Hal tersebut mendorong putusnya warisan pengetahuan dan keterampilan membatik. Padahal, keterampilan membatik secara halus hanya bisa didapatkan dengan praktik dalam jangka waktu panjang.
“Para pembatik kesulitan mencari pembatik muda yang sesuai kriteria, yakni yang memiliki tingkat kehalusan (membatik yang tinggi), punya keterampilan, serta yang memiliki etos kerja,” ucap Agni.
Perajin batik Kelompok Usaha Bersama Batik Pring Mas Nunik Wahyuni (30) sedang mencanting batik di Desa Papringan, Banyumas, Jawa Tengah, Senin (22/6/2020).
Sulitnya regenerasi dapat berdampak ke hilangnya batik di kemudian hari. Anggota Paguyuban Pecinta Batik Indonesia (PPBI) Sekar Jagad, Indrawati Gan, mengatakan, usaha batik keluarganya yang dirintis sejak tahun 1860-an sempat menghilang. Kakek buyutnya, Gan Sam Gie, memulai usaha batik peranakan Tionghoa, kemudian diteruskan ke anak-anaknya.
Indrawati merupakan penerus generasi keempat. Namun, usaha batik keluarganya sempat hilang setelah ayahnya yang adalah generasi ketiga meninggal. Untuk menghidupkan lagi batik keluarganya, ia belajar batik ke berbagai sumber dan menulis buku tentang jejak batik keluarganya.
“Pengalaman ini agar jangan terjadi ke pembatik di generasi lain. Warisan budaya ini mesti dilestarikan. Menurut saya, literasi dan dokumentasi tentang batik sangat penting. Ini agar anak-cucu kita nanti tidak kehilangan informasi berharga,” ujarnya pada acara daring Bincang Batik: Batik Peranakan, Pusaka Budaya Indonesia yang diselenggarakan PPBI Sekar Jagad.

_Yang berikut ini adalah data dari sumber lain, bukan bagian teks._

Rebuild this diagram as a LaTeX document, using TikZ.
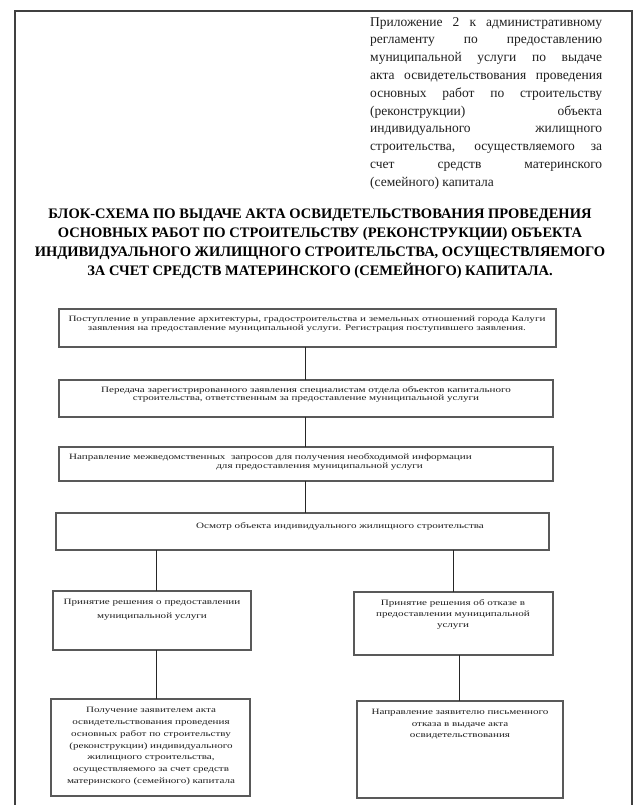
\documentclass[tikz,border=0pt]{standalone}
\usepackage{graphicx}
\usepackage{fontspec}
\setmainfont{Liberation Serif}
\newcommand{\jl}[1]{\makebox[232pt][s]{#1}}
\newcommand{\sxc}[1]{\scalebox{1.35}[1]{\begin{tabular}{@{}c@{}}#1\end{tabular}}}
\newcommand{\sxl}[1]{\scalebox{1.35}[1]{\begin{tabular}{@{}l@{}}#1\end{tabular}}}
\newcommand{\bx}[5]{\node[boxst, minimum width={(#4-#2)*1pt}, minimum height={(#5-#3)*1pt}] (#1) at ({(#2+#4)/2},{(#3+#5)/2}) {};}
\tikzset{
  boxst/.style={draw=black!65, line width=1.2pt, inner sep=0pt, outer sep=0pt},
  conn/.style={draw=black!85, line width=0.8pt},
  framest/.style={draw=black!75, line width=1.4pt},
  txt/.style={inner sep=0pt, text=black!88, font=\fontsize{8.2}{8.8}\selectfont},
  txtl/.style={inner sep=0pt, text=black!88, font=\fontsize{8.2}{11.8}\selectfont},
}
\begin{document}
\begin{tikzpicture}[x=1pt,y=-1pt]
\useasboundingbox (0,0) rectangle (641,805);
\draw[framest] (15,805) -- (15,11) -- (632,11) -- (632,805);

\node[inner sep=0pt, anchor=north west, align=left, text=black!88, font=\fontsize{13.5}{17.8}\selectfont] (app) at (370,17) {%
\jl{Приложение 2 к административному}\\
\jl{регламенту по предоставлению}\\
\jl{муниципальной услуги по выдаче}\\
\jl{акта освидетельствования проведения}\\
\jl{основных работ по строительству}\\
\jl{(реконструкции) объекта}\\
\jl{индивидуального жилищного}\\
\jl{строительства, осуществляемого за}\\
\jl{счет средств материнского}\\
(семейного) капитала};

\node[inner sep=0pt, anchor=north, align=center, text=black, font=\fontsize{14.5}{19}\selectfont\bfseries] (title) at (320,209) {%
БЛОК-СХЕМА ПО ВЫДАЧЕ АКТА ОСВИДЕТЕЛЬСТВОВАНИЯ ПРОВЕДЕНИЯ\\
ОСНОВНЫХ РАБОТ ПО СТРОИТЕЛЬСТВУ (РЕКОНСТРУКЦИИ) ОБЪЕКТА\\
ИНДИВИДУАЛЬНОГО ЖИЛИЩНОГО СТРОИТЕЛЬСТВА, ОСУЩЕСТВЛЯЕМОГО\\
ЗА СЧЕТ СРЕДСТВ МАТЕРИНСКОГО (СЕМЕЙНОГО) КАПИТАЛА.};

\bx{b1}{59}{309}{556}{347}
\bx{b2}{59}{380}{553}{417}
\bx{b3}{59}{447}{553}{481}
\bx{b4}{56}{513}{549}{550}
\bx{b5}{53}{591}{251}{650}
\bx{b6}{354}{592}{553}{655}
\bx{b7}{51}{699}{250}{796}
\bx{b8}{357}{701}{563}{798}

\node[txt, anchor=north] (t1) at (307,315.0) {\sxc{Поступление в управление архитектуры, градостроительства и земельных отношений города Калуги\\заявления на предоставление муниципальной услуги. Регистрация поступившего заявления.}};
\node[txt, anchor=north] (t2) at (306,385.7) {\sxc{Передача зарегистрированного заявления специалистам отдела объектов капитального\\строительства, ответственным за предоставление муниципальной услуги}};
\node[txt, anchor=north west] (t3) at (69,453.0) {\sxl{Направление межведомственных\ \ запросов для получения необходимой информации\\\hspace*{109pt}для предоставления муниципальной услуги}};
\node[txt, anchor=north] (t4) at (340,521.7) {\sxc{Осмотр объекта индивидуального жилищного строительства}};
\node[txtl, anchor=north, font=\fontsize{8.2}{13.7}\selectfont] (t5) at (152,594.6) {\sxc{Принятие решения о предоставлении\\муниципальной услуги}};
\node[txtl, anchor=north, font=\fontsize{8.2}{11.2}\selectfont] (t6) at (453,597.4) {\sxc{Принятие решения об отказе в\\предоставлении муниципальной\\услуги}};
\node[txtl, anchor=north] (t7) at (151,704.3) {\sxc{Получение заявителем акта\\освидетельствования проведения\\основных работ по строительству\\(реконструкции) индивидуального\\жилищного строительства,\\осуществляемого за счет средств\\материнского (семейного) капитала}};
\node[txtl, anchor=north] (t8) at (460,705.9) {\sxc{Направление заявителю письменного\\отказа в выдаче акта\\освидетельствования}};

\coordinate (cx) at (305,0);
\coordinate (cl) at (156,0);
\coordinate (cr) at (453,0);
\coordinate (cr2) at (459,0);
\draw[conn] (b1.south -| cx) -- (b2.north -| cx);
\draw[conn] (b2.south -| cx) -- (b3.north -| cx);
\draw[conn] (b3.south -| cx) -- (b4.north -| cx);
\draw[conn] (b4.south -| cl) -- (b5.north -| cl);
\draw[conn] (b4.south -| cr) -- (b6.north -| cr);
\draw[conn] (b5.south -| cl) -- (b7.north -| cl);
\draw[conn] (b6.south -| cr2) -- (b8.north -| cr2);
\end{tikzpicture}
\end{document}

KOMPAS/FERGANATA INDRA RIATMOKO
Peringatan Hari Batik Nasional - Murid SD dan perajin batik membuat karya batik pada kain sepanjang 300 meter dalam acara peringatan Hari Batik Nasional di Desa Kebon, Kecamatan Bayat, Kabupaten Klaten, Jawa Tengah, Senin (2/10). Kegiatan yang diselenggarakan oleh UNESCO Jakarta dan CITI Foundation tersebut juga untuk melestarikan batik tulis melalui regenerasi perajin batik.
Harapan
Di sisi lain, Agni mengatakan, muncul sejumlah pembatik muda maupun orang-orang muda yang peduli batik di berbagai daerah. Mereka berasal dari berbagai latar belakang. Hal ini menjadi sinyal positif keberlanjutan batik di masa depan.
Menurut Komarudin, regenerasi batik mesti melibatkan banyak pihak. Peran pemerintah sebagai pembuat kebijakan dibutuhkan. Kemitraan dengan asosiasi pegiat batik juga penting agar langkah pelestarian batik tepat sasaran. Generasi muda juga mesti dilibatkan.
“Teknik membatik juga diajarkan ke anak muda agar mereka menguasai itu dan tenaga terampil tidak hilang. Setidaknya mereka mesti mengerti konsep pengembangan batik,” ucap Komarudin.